Campo
Humanidade Exposta
Por Jorge Cruz
Mostra de São Paulo 2019
Parece existir uma tendência no cinema português atual de questionar não só a razão da existência dos humanos como também a de costumes, tradições e instituições. O documentário “Campo”, do diretor Thiago Hespanha, une várias pontas desse pessimismo que toma conta da sociedade lusitana. Hespanha foi um dos produtores de “Ama-San”, que chegou com três anos de atraso aos cinemas brasileiros. Esse é o quarto documentário dirigido por esse arquiteto e será apresentado na programação Perspectiva Internacional da 43ª Mostra Internacional de Cinema de São Paulo.
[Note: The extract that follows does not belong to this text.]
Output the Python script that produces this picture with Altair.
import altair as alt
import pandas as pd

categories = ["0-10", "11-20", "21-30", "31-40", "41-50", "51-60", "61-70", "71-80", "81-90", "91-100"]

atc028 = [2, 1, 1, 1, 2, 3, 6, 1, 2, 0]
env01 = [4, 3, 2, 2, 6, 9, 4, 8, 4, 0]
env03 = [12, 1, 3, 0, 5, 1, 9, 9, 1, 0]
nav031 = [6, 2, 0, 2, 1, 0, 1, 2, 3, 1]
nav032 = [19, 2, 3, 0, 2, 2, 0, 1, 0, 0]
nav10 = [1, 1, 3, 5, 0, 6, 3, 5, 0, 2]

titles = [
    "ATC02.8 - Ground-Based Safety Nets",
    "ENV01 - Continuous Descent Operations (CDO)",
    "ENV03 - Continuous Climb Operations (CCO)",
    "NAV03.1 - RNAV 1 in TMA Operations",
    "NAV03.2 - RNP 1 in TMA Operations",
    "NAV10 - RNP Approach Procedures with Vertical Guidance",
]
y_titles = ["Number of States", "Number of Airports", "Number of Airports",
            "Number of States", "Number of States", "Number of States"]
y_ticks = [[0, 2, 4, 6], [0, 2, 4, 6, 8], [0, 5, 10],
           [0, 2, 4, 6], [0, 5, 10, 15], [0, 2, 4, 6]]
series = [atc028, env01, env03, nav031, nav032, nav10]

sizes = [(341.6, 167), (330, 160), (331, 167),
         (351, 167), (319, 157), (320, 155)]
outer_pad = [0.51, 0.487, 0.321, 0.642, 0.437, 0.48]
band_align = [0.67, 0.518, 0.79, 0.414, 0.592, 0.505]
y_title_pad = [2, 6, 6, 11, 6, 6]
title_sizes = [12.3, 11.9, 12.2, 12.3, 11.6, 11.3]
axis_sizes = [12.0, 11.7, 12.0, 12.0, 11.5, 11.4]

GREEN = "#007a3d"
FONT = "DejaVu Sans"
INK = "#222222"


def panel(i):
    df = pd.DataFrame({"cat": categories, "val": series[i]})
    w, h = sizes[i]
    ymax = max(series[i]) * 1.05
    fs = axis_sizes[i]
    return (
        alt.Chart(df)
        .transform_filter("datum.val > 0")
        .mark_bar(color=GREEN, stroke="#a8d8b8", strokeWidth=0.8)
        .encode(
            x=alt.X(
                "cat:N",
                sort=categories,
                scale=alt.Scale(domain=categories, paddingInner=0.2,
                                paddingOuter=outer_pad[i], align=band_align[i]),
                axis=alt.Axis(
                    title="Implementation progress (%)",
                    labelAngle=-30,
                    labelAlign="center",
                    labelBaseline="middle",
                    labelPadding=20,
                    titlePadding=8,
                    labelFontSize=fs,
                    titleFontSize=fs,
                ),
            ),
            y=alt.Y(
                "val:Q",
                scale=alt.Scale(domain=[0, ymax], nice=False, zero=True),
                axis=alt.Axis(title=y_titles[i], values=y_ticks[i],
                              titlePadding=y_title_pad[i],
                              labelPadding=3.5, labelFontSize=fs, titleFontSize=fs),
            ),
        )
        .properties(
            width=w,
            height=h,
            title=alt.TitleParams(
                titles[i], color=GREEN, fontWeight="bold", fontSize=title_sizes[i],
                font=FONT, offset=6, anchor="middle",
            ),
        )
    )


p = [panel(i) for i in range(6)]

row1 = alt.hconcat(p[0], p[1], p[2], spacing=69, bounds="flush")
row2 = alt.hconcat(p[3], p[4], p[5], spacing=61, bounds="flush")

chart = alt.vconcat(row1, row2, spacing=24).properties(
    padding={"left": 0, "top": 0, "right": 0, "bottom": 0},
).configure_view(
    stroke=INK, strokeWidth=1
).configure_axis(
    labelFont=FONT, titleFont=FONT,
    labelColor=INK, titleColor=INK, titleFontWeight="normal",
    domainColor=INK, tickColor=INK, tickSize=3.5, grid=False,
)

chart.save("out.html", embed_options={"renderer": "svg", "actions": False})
Todas as suas obras parecem dialogar com aspectos da cultura e territorialidade dos mais diferentes locais de Portugal e de São Tomé e Príncipe, o que talvez seja reflexo de sua formação acadêmica originária.
Um documentário que nos transporta para a maior base militar da Europa, o Campo de Tiro, em Alcochete. Há ali uma convivência interessante de humanos e outros seres, que permitiu uma abordagem fora da usual para produções do gênero. Longe de carregar as tintas do experimentalismo, a obra apenas não se pauta por didatismo ou anseia por matar a sede de informação a qualquer custo. Alternando narrações sobre a mitologia de Prometeu com imagens de treinamento de militares e pesquisadores da fauna local, o filme consegue aliar a proposta de nos apresentar o objeto documentado com um arsenal de imagens bem construídas, que se conectam no mesmo estruturalismo de funcionamento daquele próprio território.
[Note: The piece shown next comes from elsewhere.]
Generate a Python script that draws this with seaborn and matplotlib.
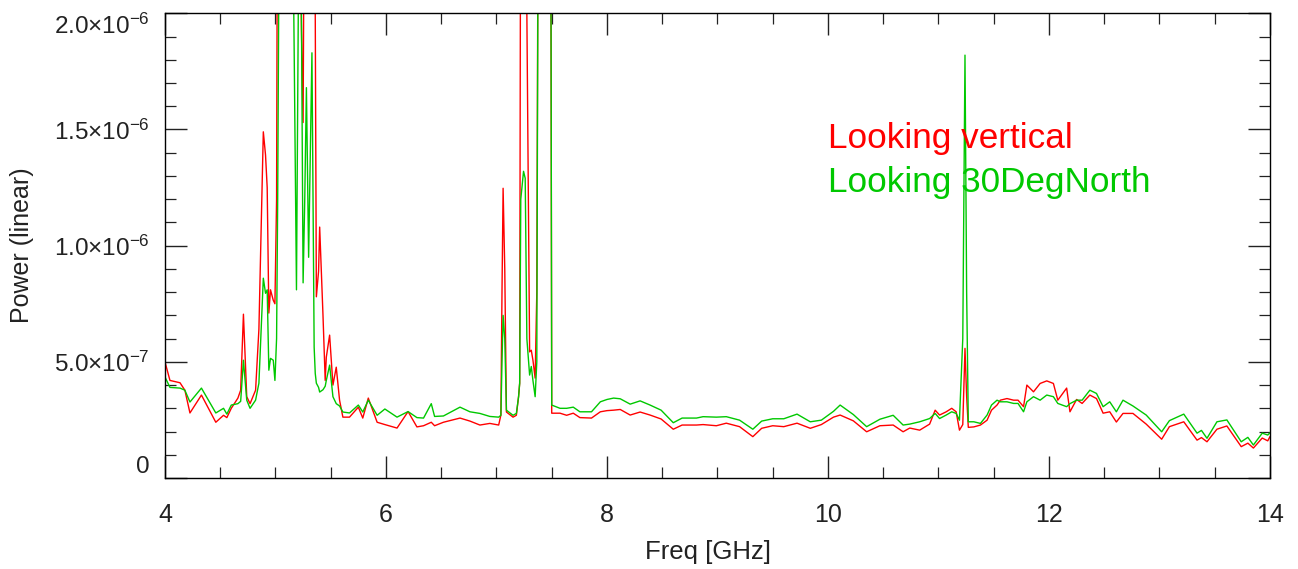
import numpy as np
import pandas as pd
import seaborn as sns
import matplotlib.pyplot as plt
from matplotlib.ticker import MultipleLocator

# frequency grid [GHz] and power, in units of 1e-7
freq = [4.00, 4.045, 4.136, 4.18, 4.226, 4.33, 4.46, 4.53, 4.56, 4.60, 4.66, 4.685,
        4.71, 4.74, 4.77, 4.82, 4.85, 4.89, 4.91, 4.925, 4.94, 4.955, 4.98, 4.995,
        5.01, 5.02, 5.04, 5.10, 5.155, 5.17, 5.19, 5.22, 5.235, 5.25, 5.265, 5.28,
        5.30, 5.33, 5.35, 5.36, 5.37, 5.39, 5.40, 5.43, 5.45, 5.46, 5.49, 5.52,
        5.55, 5.58, 5.61, 5.67, 5.75, 5.79, 5.84, 5.92, 5.99, 6.10, 6.20, 6.28,
        6.34, 6.41, 6.44, 6.52, 6.67, 6.76, 6.85, 6.94, 7.02, 7.04, 7.05, 7.06,
        7.075, 7.09, 7.15, 7.18, 7.20, 7.21, 7.22, 7.245, 7.26, 7.275, 7.30, 7.315,
        7.33, 7.35, 7.365, 7.38, 7.49, 7.50, 7.575, 7.635, 7.695, 7.755, 7.86, 7.94,
        8.00, 8.06, 8.12, 8.21, 8.30, 8.39, 8.49, 8.60, 8.68, 8.81, 8.87, 8.99,
        9.08, 9.20, 9.32, 9.40, 9.50, 9.60, 9.72, 9.84, 9.94, 10.05, 10.11, 10.23,
        10.35, 10.47, 10.59, 10.68, 10.74, 10.83, 10.92, 10.97, 11.01, 11.07, 11.12, 11.16,
        11.19, 11.22, 11.24, 11.255, 11.27, 11.32, 11.38, 11.44, 11.48, 11.53, 11.56, 11.62,
        11.68, 11.72, 11.77, 11.80, 11.86, 11.92, 11.98, 12.04, 12.08, 12.16, 12.19, 12.25,
        12.30, 12.37, 12.43, 12.49, 12.55, 12.61, 12.67, 12.76, 12.88, 13.02, 13.09, 13.22,
        13.34, 13.38, 13.43, 13.52, 13.61, 13.74, 13.80, 13.85, 13.93, 13.98, 14.00]

vertical = [5.0, 4.2, 4.1, 3.78, 2.8, 3.57, 2.4, 2.7, 2.6, 3.0, 3.44, 3.78,
            7.05, 3.5, 3.2, 3.78, 6.4, 14.9, 13.9, 12.5, 7.1, 8.1, 7.65, 7.5,
            12, 30, 30, 30, 30, 30, 30, 25, 19.3, 15.3, 30, 30,
            30, 30, 30, 20, 7.8, 8.9, 10.8, 7.0, 4.2, 5.2, 6.15, 4.0,
            4.77, 3.35, 2.62, 2.62, 3.05, 2.58, 3.44, 2.4, 2.3, 2.15, 2.86, 2.2,
            2.25, 2.4, 2.25, 2.4, 2.58, 2.45, 2.28, 2.35, 2.28, 2.71, 8, 12.47,
            9, 2.84, 2.62, 2.7, 3.5, 4.08, 30, 30, 30, 20, 5.43, 5.5,
            5.07, 4.3, 8, 30, 30, 2.79, 2.79, 2.7, 2.79, 2.6, 2.58, 2.85,
            2.9, 2.92, 2.95, 2.71, 2.84, 2.71, 2.54, 2.1, 2.28, 2.28, 2.3, 2.25,
            2.36, 2.21, 1.78, 2.14, 2.25, 2.21, 2.36, 2.14, 2.3, 2.62, 2.71, 2.46,
            1.99, 2.25, 2.28, 1.99, 2.15, 2.06, 2.32, 2.92, 2.71, 2.85, 3.0, 2.85,
            2.06, 2.3, 5.58, 3.5, 2.18, 2.2, 2.28, 2.49, 2.92, 3.14, 3.35, 3.42,
            3.35, 3.35, 3.07, 4.0, 3.71, 4.07, 4.18, 4.07, 3.35, 3.87, 2.85, 3.38,
            3.21, 3.57, 3.42, 2.79, 2.85, 2.41, 2.78, 2.78, 2.32, 1.67, 2.21, 2.42,
            1.63, 1.74, 1.56, 2.1, 2.24, 1.35, 1.5, 1.29, 1.72, 1.6, 1.78]

north30 = [4.35, 3.9, 3.87, 3.78, 3.27, 3.87, 2.8, 3.0, 2.75, 3.14, 3.2, 3.3,
           5.07, 3.35, 3.0, 3.35, 4.08, 8.6, 7.95, 8.1, 4.64, 5.15, 5.07, 4.2,
           6, 12, 30, 30, 25, 18, 8.1, 30, 20, 8.4, 12, 16.8,
           9.5, 18.3, 5.63, 4.5, 4.08, 3.9, 3.7, 3.8, 3.95, 4.2, 4.86, 3.5,
           3.2, 3.1, 2.84, 2.8, 3.14, 2.84, 3.35, 2.7, 2.97, 2.62, 2.86, 2.6,
           2.58, 3.2, 2.65, 2.67, 3.05, 2.85, 2.78, 2.65, 2.62, 2.7, 5, 7.0,
           6, 2.92, 2.7, 2.78, 3.5, 4.08, 12, 13.2, 12.9, 6, 4.43, 4.8,
           4.2, 3.5, 5, 30, 30, 3.14, 3.0, 3.0, 3.05, 2.85, 2.85, 3.28,
           3.38, 3.44, 3.41, 3.18, 3.32, 3.14, 2.92, 2.38, 2.58, 2.58, 2.64, 2.62,
           2.64, 2.49, 2.1, 2.45, 2.55, 2.55, 2.75, 2.42, 2.49, 2.87, 3.14, 2.73,
           2.21, 2.53, 2.7, 2.28, 2.32, 2.42, 2.56, 2.78, 2.56, 2.71, 2.85, 2.78,
           2.49, 6, 18.2, 8, 2.42, 2.42, 2.35, 2.71, 3.14, 3.35, 3.28, 3.28,
           3.21, 3.21, 2.85, 3.28, 3.5, 3.35, 3.57, 3.5, 3.21, 3.07, 3.2, 3.35,
           3.35, 3.78, 3.64, 3.07, 3.28, 2.85, 3.35, 3.1, 2.71, 1.99, 2.47, 2.75,
           1.93, 2.05, 1.71, 2.42, 2.5, 1.56, 1.75, 1.42, 1.93, 1.85, 1.95]

labels = ['Looking vertical', 'Looking 30DegNorth']
colors = ['#ff0000', '#00c800']

yticks = [0, 5e-7, 1e-6, 1.5e-6, 2e-6]
ytick_labels = ['0', r'$5.0{\times}10^{-7}$', r'$1.0{\times}10^{-6}$',
                r'$1.5{\times}10^{-6}$', r'$2.0{\times}10^{-6}$']
xticks = [4, 6, 8, 10, 12, 14]

df = pd.concat([
    pd.DataFrame({'freq': freq, 'power': np.array(vertical) * 1e-7, 'look': labels[0]}),
    pd.DataFrame({'freq': freq, 'power': np.array(north30) * 1e-7, 'look': labels[1]}),
])

sns.set_theme(style='ticks')
plt.rcParams['font.family'] = ['Liberation Sans', 'DejaVu Sans']
plt.rcParams['mathtext.fontset'] = 'custom'
plt.rcParams['mathtext.rm'] = 'Liberation Sans'
plt.rcParams['mathtext.it'] = 'Liberation Sans:italic'
plt.rcParams['mathtext.bf'] = 'Liberation Sans:bold'

fig = plt.figure(figsize=(12.98, 5.69), dpi=100)
ax = fig.add_axes([0.1271, 0.1599, 0.8513, 0.8167])

sns.lineplot(data=df, x='freq', y='power', hue='look', palette=colors,
             estimator=None, sort=False, legend=False, linewidth=1.0, ax=ax)

ax.set_xlim(4, 14)
ax.set_ylim(0, 2e-6)
ax.set_xticks(xticks)
ax.set_xticklabels([str(t) for t in xticks])
ax.set_yticks(yticks)
ax.set_yticklabels(ytick_labels)
ax.xaxis.set_minor_locator(MultipleLocator(0.5))
ax.yaxis.set_minor_locator(MultipleLocator(1e-7))
ax.tick_params(which='both', direction='in', top=True, right=True, color='#222222')
ax.tick_params(which='major', length=15.8, width=1.0, labelsize=18, colors='#222222')
ax.tick_params(which='minor', length=7.9, width=0.9)
ax.tick_params(axis='x', which='major', pad=18)
ax.tick_params(axis='y', which='major', pad=11, labelsize=17.5)

# IDL-style: nudge top and bottom y labels inward
ylabs = ax.get_yticklabels()
ylabs[0].set_va('bottom')
ylabs[-1].set_va('top')

for s in ax.spines.values():
    s.set_color('black')
    s.set_linewidth(1.0)

ax.set_xlabel('Freq [GHz]', fontsize=18.5, color='#222222')
ax.set_ylabel('Power (linear)', fontsize=18, color='#222222')
ax.xaxis.set_label_coords(0.491, -0.159)
ax.yaxis.set_label_coords(-0.1294, 0.5)
ax.xaxis.label.set_va('center')
ax.yaxis.label.set_va('center')

ax.text(0.600, 0.7097, labels[0], transform=ax.transAxes, color=colors[0],
        fontsize=25.3, va='baseline', ha='left')
ax.text(0.600, 0.615, labels[1], transform=ax.transAxes, color=colors[1],
        fontsize=25.3, va='baseline', ha='left')

fig.savefig('out.png', dpi=100)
O grande destaque de “Campo”, porém, é o design de som. Valorizando cada aspecto das cenas, capta de forma perfeito desde tiros de canhões até voo de abelhas. Há inserções na montagem, como frequência de rádios, que ambientam o espectador de forma a deixá-lo sempre conectado com as representações na tela. Há momentos inspirados na fotografia do longa-metragem, principalmente o lindo trabalho noturno com o uso de sombras dos militares em treinamento. Essa construção de imagens fortes, que funcionam quase de maneira autônoma, dialoga bastante com o documentário “No Interior do Alabama: A Vida em Hale County”, indicado ao Oscar na categoria em 2019. No campo da ficção, um filme nacional lançado há poucas semanas, “Ambiente Familiar” também o faz de forma impressionante.
Só que a pedra fundamental do filme é o questionamento acerca da necessidade da existência, dada a fugacidade de tudo o que nos cerca. O que começa com a narrativa sobre criação da humanidade por Prometeus, se transforma em um estudo semântico da palavra campo até chegar àquele ponto localizado às margens do Rio Tejo, o objeto do documentário. Ver a maior base militar da Europa em Portugal, com extensão territorial e economia distantes das grandes potências do continente, soa como uma ironia. Nesse ponto, o documentário vai fundo nas representações sobre a quase inutilidade de todo aquele aparato.
Apenas em um momento o filme não consegue fugir do documentário padronizado a partir de entrevistas. Acontece quando uma mãe e um filho, moradores de área próxima do campo, contam como sofrem com os barulhos de explosões e tiros. Nada que comprometa a coerência do longa-metragem, que em nenhum momento aposta em experimentalismos truncados ou maneirismos injustificados. Quando muda para a ciência e seu observatório das estrelas, fica ainda mais latente o questionamento sobre seus propósitos. Pode ser coincidência, mas a maneira como as produções portuguesas da Mostra São Paulo se apresentam reforçam a teoria de que os realizadores do país tentam alertar os locais sobre a importância da reação, sobre o quanto a autonomia e a identidade nacional precisam ser resgatadas.
Quando joga com a natureza, “Campo” produz grandes imagens, mesmo que tão tristes como o parto solitário de uma ovelha. A escolha do apicultor para representar as pesquisas de biólogos também não é por acaso. Em uma época onde se considera quase irreversível a extinção das abelhas, os humanos devem questionar se não há o risco de assistirmos ao fim da nossa espécie, dada a rapidez como a crise demográfica se alastrou no caso daqueles insetos. Vale ressaltar o momento em que é mostrado como o desenvolvimento de abelhas-robôs, criadas em laboratório para transferir o pólen na natureza, gerou uma nova arma de guerra.
Só que a parte final do documentário, tratando da astronomia, sai do regionalismo e amplia a visão para a totalidade dos humanos. Ao reforçar a dimensão de nossa insignificância em relação ao Universo e a certeza quase absoluta de que estamos sozinhos, “Campo” transmite, enfim, a sensação de que a humanidade gasta sua energia obtendo formas de destruir a si mesma.